Now more than ever, we need services in our town centres that help address the cost-of-living, social isolation and climate crises – whether arts and music venues, reuse and repair hubs, urban farms, community kitchens, youth and sports clubs, local markets, co-working spaces, or genuinely affordable housing.”

Beginning October 2024, the fund and programme will resource local leaders who are already engaged in this work in five neighbourhoods: Bedminster, Bristol; Byker and surrounding areas, Newcastle; Darnall Ward, Sheffield; Knowsley and St Helens, Liverpool City Region; Wandsworth Town, London.

Each place will work towards shifting multiple buildings into long-term local ownership, using the Local Property Partnership approach – a tried-and-tested process whereby community leaders and local businesses work together with councils, funders and private assets owners to unlock town centre buildings for local needs.

These Partnerships will purchase (or long-lease) and activate buildings, for example through a not-for-profit entity such as a Community Development Trust (CDT).

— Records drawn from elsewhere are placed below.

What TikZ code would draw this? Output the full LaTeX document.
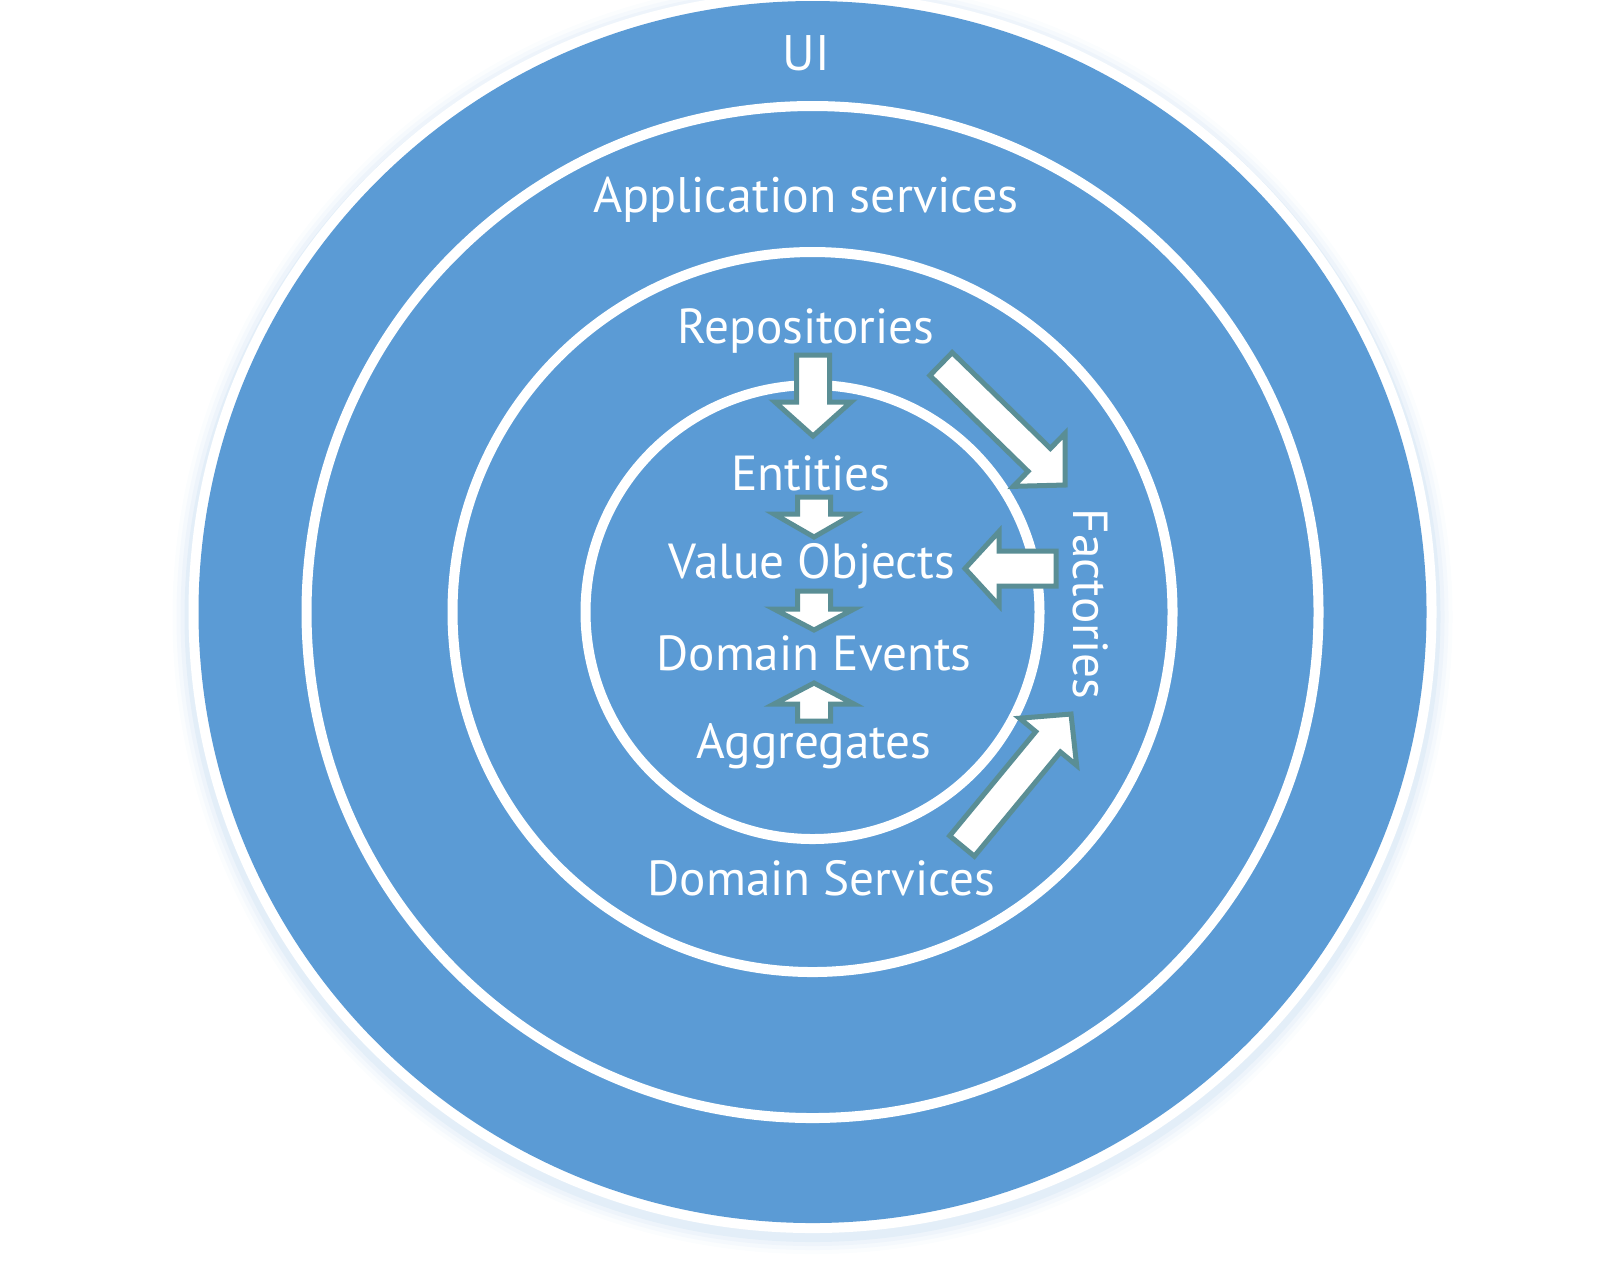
\documentclass[tikz,border=0pt]{standalone}
\usepackage{fontspec}
\setmainfont{PT Sans}
\usetikzlibrary{calc}
\definecolor{ddblue}{HTML}{5B9BD5}
\definecolor{ddteal}{HTML}{5A8E95}
\newcommand{\blockarrow}[5]{%
  \coordinate (hb) at ($(#2)!#5!(#1)$);
  \draw[barrow] ($(#1)!#3!90:(#2)$) -- ($(hb)!#3!90:(#2)$) -- ($(hb)!#4!90:(#2)$) -- (#2)
    -- ($(hb)!#4!-90:(#2)$) -- ($(hb)!#3!-90:(#2)$) -- ($(#1)!#3!-90:(#2)$) -- cycle;}
\begin{document}
\begin{tikzpicture}[x=0.01cm, y=-0.01cm, font=\fontsize{14}{16}\selectfont, line join=miter,
  ring/.style={draw=white, line width=0.1cm},
  barrow/.style={draw=ddteal, fill=white, line width=0.05cm},
  lbl/.style={text=white, anchor=base, inner sep=0pt},
  big/.style={font=\fontsize{14.2}{17}\selectfont}]
\useasboundingbox (0,0) rectangle (1607,1265);
\coordinate (o) at (812.5,612);
\foreach \r/\a in {16/0.025, 12/0.035, 8/0.05, 4/0.07}
  \fill[ddblue, opacity=\a] ($(o)+(0,5)$) ellipse [x radius=624+\r, y radius=621+\r];
\fill[white] (o) ellipse [x radius=624, y radius=621];
\fill[ddblue] (o) ellipse [x radius=614, y radius=611];
\foreach \r in {506,360,227}
  \draw[ring] (o) circle [radius=\r];
\node[lbl, big] (ui) at (806,70) {UI};
\node[lbl, big] (app) at (806,212) {Application services};
\node[lbl] (repo) at (806,343) {Repositories};
\node[lbl] (ent) at (811,490) {Entities};
\node[lbl] (vo) at (812,578) {Value Objects};
\node[lbl] (de) at (814,670) {Domain Events};
\node[lbl] (agg) at (814,758) {Aggregates};
\node[lbl] (ds) at (821.5,895) {Domain Services};
\node[lbl, rotate=-90] (fac) at (1073,604) {Factories};
\coordinate (repo-s) at (813,355); \coordinate (ent-n) at (813,436);
\blockarrow{repo-s}{ent-n}{.165cm}{.38cm}{.34cm}
\coordinate (ent-s) at (814,497); \coordinate (vo-n) at (814,537);
\blockarrow{ent-s}{vo-n}{.165cm}{.40cm}{.23cm}
\coordinate (vo-s) at (814,591); \coordinate (de-n) at (814,630);
\blockarrow{vo-s}{de-n}{.165cm}{.40cm}{.21cm}
\coordinate (agg-n) at (814,721); \coordinate (de-s) at (814,683);
\blockarrow{agg-n}{de-s}{.165cm}{.40cm}{.21cm}
\coordinate (fac-w) at (1056,568.5); \coordinate (vo-e) at (965,568.5);
\blockarrow{fac-w}{vo-e}{.175cm}{.37cm}{.34cm}
\coordinate (repo-e) at (941,364); \coordinate (fac-n) at (1065,485);
\blockarrow{repo-e}{fac-n}{.16cm}{.37cm}{.36cm}
\coordinate (ds-e) at (962,846); \coordinate (fac-s) at (1071,714);
\blockarrow{ds-e}{fac-s}{.16cm}{.37cm}{.36cm}
\end{tikzpicture}
\end{document}
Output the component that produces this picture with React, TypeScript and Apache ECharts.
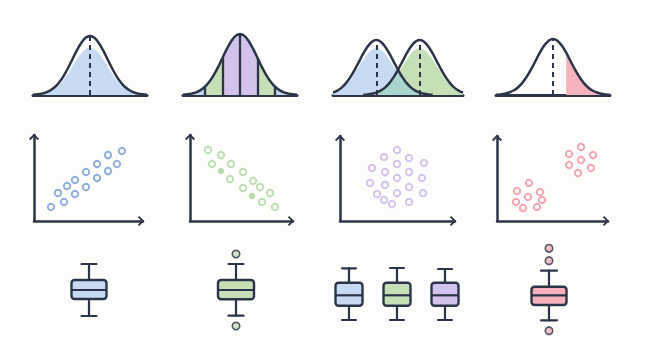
import React, { useEffect, useRef } from "react";
import * as echarts from "echarts";

const INK = "#2c3548";
const BG = "#fdfdfb";
const BLUE_FILL = "#c7daf2";
const GREEN_FILL = "#c5dfb7";
const PURPLE_FILL = "#d3c2eb";
const PINK_FILL = "#f6b3bd";
const TEAL_FILL = "#a8d5cd";
const BLUE_DOT = "#6f96d1";
const GREEN_DOT = "#a9d59c";
const PURPLE_DOT = "#c6b2e9";
const PINK_DOT = "#ee8b99";

// ---- Row 1: bell curves (offsets in standard deviations, relative heights)
const bellOffsets = [-3.25, -3, -2.75, -2.5, -2.25, -2, -1.75, -1.5, -1.25, -1, -0.75, -0.5, -0.25, 0, 0.25, 0.5, 0.75, 1, 1.25, 1.5, 1.75, 2, 2.25, 2.5, 2.75, 3, 3.25];
const bellHeights = [0.005, 0.011, 0.023, 0.044, 0.08, 0.135, 0.216, 0.325, 0.458, 0.607, 0.755, 0.882, 0.969, 1, 0.969, 0.882, 0.755, 0.607, 0.458, 0.325, 0.216, 0.135, 0.08, 0.044, 0.023, 0.011, 0.005];
const singleMean = [0];
const bandEdges = [-2, -1, 0, 1, 2];
const pairMeans = [-1.25, 1.25];
const tailStart = [0.75];
const innerFillRatio = [0.8, 0.85];

// ---- Row 2: scatter plots (x, y on a 0-100 scale)
const scatterRising = [[15.6, 16.3], [27.5, 22.1], [22.0, 32.6], [30.3, 40.7], [37.6, 31.4], [37.6, 47.7], [47.7, 39.5], [47.7, 57.0], [57.8, 50.0], [57.8, 66.3], [67.9, 58.1], [67.9, 76.7], [76.1, 66.3], [80.7, 81.4]];
const scatterFalling = [[17.5, 82.6], [30.1, 76.7], [21.4, 66.3], [39.8, 66.3], [51.5, 57.0], [38.8, 48.8], [61.2, 46.5], [68.0, 39.5], [51.5, 38.4], [77.7, 32.6], [69.9, 22.1], [82.5, 16.3]];
const scatterFallingSolid = [[30.1, 58.1], [60.2, 29.1]];
const scatterCloud = [[49.6, 83.5], [38.3, 75.3], [60.0, 74.1], [73.0, 68.2], [49.6, 67.1], [27.8, 62.4], [39.1, 57.6], [60.0, 57.6], [49.6, 50.6], [71.3, 50.6], [26.1, 44.7], [39.1, 42.4], [60.0, 40.0], [49.6, 32.9], [72.2, 32.9], [32.2, 31.8], [38.3, 24.7], [45.2, 20.0], [60.0, 22.4]];
const scatterClusters = [[75.7, 87.1], [64.9, 78.8], [86.5, 77.6], [75.7, 71.8], [64.9, 65.9], [84.7, 62.4], [73.0, 56.5], [28.8, 44.7], [18.0, 35.3], [38.7, 34.1], [27.9, 28.2], [17.1, 22.4], [40.5, 24.7], [23.4, 15.3], [36.0, 16.5]];

// ---- Row 3: box plots [min, Q1, median, Q3, max] on a 0-100 scale
const boxSingleCats = ["single"];
const boxSingle = [[24, 41, 50, 60, 76]];
const boxOutlierCats = ["outliers"];
const boxOutlier = [[24.3, 40.7, 50, 60, 76]];
const boxOutlierPoints = [86, 14];
const boxTripleCats = ["A", "B", "C"];
const boxTriple = [[20, 34.3, 44.7, 57.3, 71.7], [20, 34.3, 44.7, 57.3, 72], [20, 34.3, 44.7, 57.3, 71]];
const boxSkewCats = ["skewed"];
const boxSkew = [[19.7, 35, 44.7, 53.3, 69.3]];
const boxSkewPoints = [91.7, 79.3, 9.3];

const CHEVRON = "path://M0,5 L5,0 L10,5 L8.7,6.3 L5,2.6 L1.3,6.3 Z";

function baselineAxis(gridIndex: number, min: number, max: number) {
  return {
    type: "value", gridIndex, min, max,
    axisLine: { show: true, onZero: false, lineStyle: { color: INK, width: 3, cap: "round" } },
    axisTick: { show: false }, axisLabel: { show: false }, splitLine: { show: false },
  };
}
function hiddenAxis(gridIndex: number, min: number, max: number) {
  return { type: "value", gridIndex, min, max, show: false, splitLine: { show: false } };
}
function arrowAxis(gridIndex: number) {
  return {
    type: "value", gridIndex, min: 0, max: 100,
    axisLine: {
      show: true, onZero: false, symbol: ["none", CHEVRON], symbolSize: [10, 6.3], symbolOffset: [0, -2],
      lineStyle: { color: INK, width: 2.5 },
    },
    axisTick: { show: false }, axisLabel: { show: false }, splitLine: { show: false },
  };
}
function catAxis(gridIndex: number, data: string[]) {
  return { type: "category", gridIndex, data, show: false, boundaryGap: true };
}

function curve(mean: number, scale: number, lo = -Infinity, hi = Infinity) {
  return bellOffsets
    .map((u, i) => [mean + u, bellHeights[i] * scale])
    .filter((p) => p[0] >= lo - 1e-9 && p[0] <= hi + 1e-9);
}
function heightAt(x: number, mean: number) {
  const i = bellOffsets.findIndex((u) => Math.abs(u - (x - mean)) < 1e-9);
  return i >= 0 ? bellHeights[i] : 0;
}

function areaSeries(idx: number, data: number[][], color: string, z: number) {
  return {
    type: "line", xAxisIndex: idx, yAxisIndex: idx, data, smooth: 0.4,
    showSymbol: false, symbol: "none", lineStyle: { width: 0, opacity: 0 },
    areaStyle: { color, opacity: 1 }, z, silent: true, clip: false,
  };
}
function outlineSeries(idx: number, data: number[][], marks: number[][], dashed: boolean) {
  return {
    type: "line", xAxisIndex: idx, yAxisIndex: idx, data, smooth: 0.4,
    showSymbol: false, symbol: "none", lineStyle: { width: 2.5, color: INK }, z: 6, silent: true, clip: false,
    markLine: {
      silent: true, symbol: ["none", "none"], label: { show: false },
      lineStyle: { color: INK, width: dashed ? 2 : 2.3, type: dashed ? [5, 4] : "solid" },
      data: marks.map(([x, y]) => [{ coord: [x, 0] }, { coord: [x, y] }]),
    },
  };
}
function scatterSeries(idx: number, data: number[][], color: string, solid = false) {
  return {
    type: "scatter", xAxisIndex: idx, yAxisIndex: idx, data, symbol: "circle",
    symbolSize: solid ? 5.5 : 6.4, silent: true, z: 4,
    itemStyle: solid ? { color, borderColor: color, borderWidth: 1 } : { color: BG, borderColor: color, borderWidth: 1.9 },
  };
}
function boxSeries(idx: number, cats: string[], boxes: number[][], fills: string[], boxW: number, capW: number) {
  return {
    type: "custom", xAxisIndex: idx, yAxisIndex: idx, silent: true, z: 4,
    data: boxes.map((b, i) => [i, ...b]),
    encode: { x: 0, y: [1, 2, 3, 4, 5] },
    renderItem: (params: any, api: any) => {
      const i = api.value(0);
      const pMin = api.coord([i, api.value(1)]);
      const pQ1 = api.coord([i, api.value(2)]);
      const pMed = api.coord([i, api.value(3)]);
      const pQ3 = api.coord([i, api.value(4)]);
      const pMax = api.coord([i, api.value(5)]);
      const cx = pMed[0];
      const ls = { stroke: INK, lineWidth: 2.2, lineCap: "round" };
      return {
        type: "group",
        children: [
          { type: "line", shape: { x1: cx, y1: pMax[1], x2: cx, y2: pQ3[1] }, style: ls },
          { type: "line", shape: { x1: cx, y1: pQ1[1], x2: cx, y2: pMin[1] }, style: ls },
          { type: "line", shape: { x1: cx - capW / 2, y1: pMax[1], x2: cx + capW / 2, y2: pMax[1] }, style: ls },
          { type: "line", shape: { x1: cx - capW / 2, y1: pMin[1], x2: cx + capW / 2, y2: pMin[1] }, style: ls },
          {
            type: "rect",
            shape: { x: cx - boxW / 2, y: pQ3[1], width: boxW, height: pQ1[1] - pQ3[1], r: 3 },
            style: { fill: fills[i % fills.length], stroke: INK, lineWidth: 2.4 },
          },
          { type: "line", shape: { x1: cx - boxW / 2, y1: pMed[1], x2: cx + boxW / 2, y2: pMed[1] }, style: { stroke: INK, lineWidth: 2.2 } },
        ],
      };
    },
  };
}
function outlierSeries(idx: number, cat: string, values: number[], color: string) {
  return {
    type: "scatter", xAxisIndex: idx, yAxisIndex: idx, silent: true, z: 5,
    data: values.map((v) => [cat, v]), symbol: "circle", symbolSize: 7.5,
    itemStyle: { color, borderColor: INK, borderWidth: 1.6 },
  };
}

function buildOption() {
  const grid = [
    { left: 33, top: 36, width: 114, height: 59 },
    { left: 183, top: 34, width: 114, height: 61 },
    { left: 333, top: 40, width: 130, height: 55 },
    { left: 496, top: 39, width: 114, height: 56 },
    { left: 34, top: 135, width: 109, height: 86 },
    { left: 190, top: 135, width: 103, height: 86 },
    { left: 340, top: 136, width: 115, height: 85 },
    { left: 497, top: 136, width: 111, height: 85 },
    { left: 65, top: 240, width: 48, height: 100 },
    { left: 212, top: 240, width: 48, height: 100 },
    { left: 325, top: 240, width: 144, height: 100 },
    { left: 525, top: 240, width: 48, height: 100 },
  ];
  const xAxis = [
    baselineAxis(0, -3.25, 3.25),
    baselineAxis(1, -3.25, 3.25),
    baselineAxis(2, -3.75, 3.75),
    baselineAxis(3, -3.25, 3.25),
    arrowAxis(4), arrowAxis(5), arrowAxis(6), arrowAxis(7),
    catAxis(8, boxSingleCats), catAxis(9, boxOutlierCats), catAxis(10, boxTripleCats), catAxis(11, boxSkewCats),
  ];
  const yAxis = [
    hiddenAxis(0, 0, 1), hiddenAxis(1, 0, 1), hiddenAxis(2, 0, 1), hiddenAxis(3, 0, 1),
    arrowAxis(4), arrowAxis(5), arrowAxis(6), arrowAxis(7),
    hiddenAxis(8, 0, 100), hiddenAxis(9, 0, 100), hiddenAxis(10, 0, 100), hiddenAxis(11, 0, 100),
  ];

  // panel 3 curves and overlap
  const fillA = curve(pairMeans[0], innerFillRatio[1], -3.75, 3.75);
  const fillB = curve(pairMeans[1], innerFillRatio[1], -3.75, 3.75);
  const mapB = new Map(fillB.map((p) => [p[0].toFixed(2), p[1]]));
  const overlap = fillA
    .filter((p) => mapB.has(p[0].toFixed(2)))
    .map((p) => [p[0], Math.min(p[1], mapB.get(p[0].toFixed(2)) as number)]);

  const series: any[] = [
    // panel 1
    areaSeries(0, curve(singleMean[0], innerFillRatio[0]), BLUE_FILL, 1),
    outlineSeries(0, curve(singleMean[0], 1), [[singleMean[0], 1]], true),
    // panel 2
    areaSeries(1, curve(0, 1, -3.25, bandEdges[0]), BLUE_FILL, 1),
    areaSeries(1, curve(0, 1, bandEdges[0], bandEdges[1]), GREEN_FILL, 1),
    areaSeries(1, curve(0, 1, bandEdges[1], bandEdges[3]), PURPLE_FILL, 1),
    areaSeries(1, curve(0, 1, bandEdges[3], bandEdges[4]), GREEN_FILL, 1),
    areaSeries(1, curve(0, 1, bandEdges[4], 3.25), BLUE_FILL, 1),
    outlineSeries(1, curve(0, 1), bandEdges.map((e) => [e, heightAt(e, 0)]), false),
    // panel 3
    areaSeries(2, fillA, BLUE_FILL, 1),
    areaSeries(2, fillB, GREEN_FILL, 2),
    areaSeries(2, overlap, TEAL_FILL, 3),
    outlineSeries(2, curve(pairMeans[0], 1, -3.75, 3.75), [[pairMeans[0], 1]], true),
    outlineSeries(2, curve(pairMeans[1], 1, -3.75, 3.75), [[pairMeans[1], 1]], true),
    // panel 4
    areaSeries(3, curve(0, 1, tailStart[0], 3.25), PINK_FILL, 1),
    outlineSeries(3, curve(0, 1), [[0, 1]], true),
    // scatter row
    scatterSeries(4, scatterRising, BLUE_DOT),
    scatterSeries(5, scatterFalling, GREEN_DOT),
    scatterSeries(5, scatterFallingSolid, GREEN_DOT, true),
    scatterSeries(6, scatterCloud, PURPLE_DOT),
    scatterSeries(7, scatterClusters, PINK_DOT),
    // box row
    boxSeries(8, boxSingleCats, boxSingle, [BLUE_FILL], 35, 15),
    boxSeries(9, boxOutlierCats, boxOutlier, [GREEN_FILL], 36, 15),
    outlierSeries(9, boxOutlierCats[0], boxOutlierPoints, GREEN_FILL),
    boxSeries(10, boxTripleCats, boxTriple, [BLUE_FILL, GREEN_FILL, PURPLE_FILL], 27, 14),
    boxSeries(11, boxSkewCats, boxSkew, [PINK_FILL], 35, 16),
    outlierSeries(11, boxSkewCats[0], boxSkewPoints, PINK_FILL),
  ];

  return { animation: false, backgroundColor: BG, grid, xAxis, yAxis, series };
}

export default function App() {
  const ref = useRef<HTMLDivElement>(null);
  useEffect(() => {
    const chart = echarts.init(ref.current!, null, { renderer: "svg" });
    chart.setOption(buildOption() as any);
    return () => chart.dispose();
  }, []);
  return <div ref={ref} style={{ position: "fixed", left: 0, top: 0, width: 645, height: 360 }} />;
}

Mark Robinson (Former Chair of High Street Task Force and Co-founder of asset manager Ellandi – recently acquired by NewRiver) said:

“One of the main blockers to reviving our high streets is the lack of meaningful cross-sector collaboration. That’s why we need to scale up tried-and-tested practical approaches, like Local Property Partnerships. The time is now for empowering our community leaders to drive this change; they hold the key to turning underused buildings into vibrant spaces that serve local needs.”

Existing national programmes being accessed to regenerate buildings and ‘level up’ are typically either capital funds or are predominantly for capital spend. They can be used to acquire, retrofit and refurbish buildings and the public realm – but communities first need to be organised to benefit from and draw down such capital funds.

This pilot programme ensures local people can get prepared, for example with revenue funding for core salaries to do local partnership development, creative ideas testing, business planning and feasibility studies.

The pilot is inspired by pioneers like Hastings Commons, Stour Trust, SAFE Regen, Civic Square, Nudge Community Builders, Makespace Oxford and more. It aims to lay the groundwork for a larger follow-on funding programme, and catalyse England-wide adoption of this approach to unlocking buildings for local benefit – at scale.

The neighbourhoods and local partners so far involved include:

  • Darnall Ward, Sheffield: Brightbox, supported by Sheffield City Council, and together with a collective of local organisations, want to change the way high streets, buildings, and land are occupied within under-resourced and overlooked communities.
  • Byker and surrounding areas, Newcastle: Big River Bakery, supported by Newcastle City Council and local partners, are working to create a network of interconnected high street spaces for food, arts, start-up businesses.
  • Bedminster, Bristol: Bedminster Property Partnership (a group of community organisations and local businesses, supported by Bristol City Council) is setting a new tone for how properties are owned, managed and used on and around East Street.
  • Knowsley and St Helens, Liverpool City Region: Kindred LCR and partners are re-imagining buildings into hubs for socially-trading organisations.
  • Wandsworth Town, London: Wandsworth Town Property Partnership (a group of community organisers, council officers and asset owners from Wandsworth Town) is working to unlock buildings for impactful ideas and businesses that promote affordability, sustainability, and community cohesion.

This programme is being supported by national partners Architectural Heritage Fund, Power to Change and Social Investment Business.

Architectural Heritage Fund’s (AHF) Chief Executive, Matthew McKeague, said:

“Our towns and high streets need enterprising ways to revitalise buildings, old and new. This new pilot programme is one that will help communities create vibrant local economies through a range of approaches, including learning lessons from the AHF’s own Heritage Development Trust (HDT) programme. We’re really looking forward to sharing the learning between the Local Property Partnerships and the HDTs.”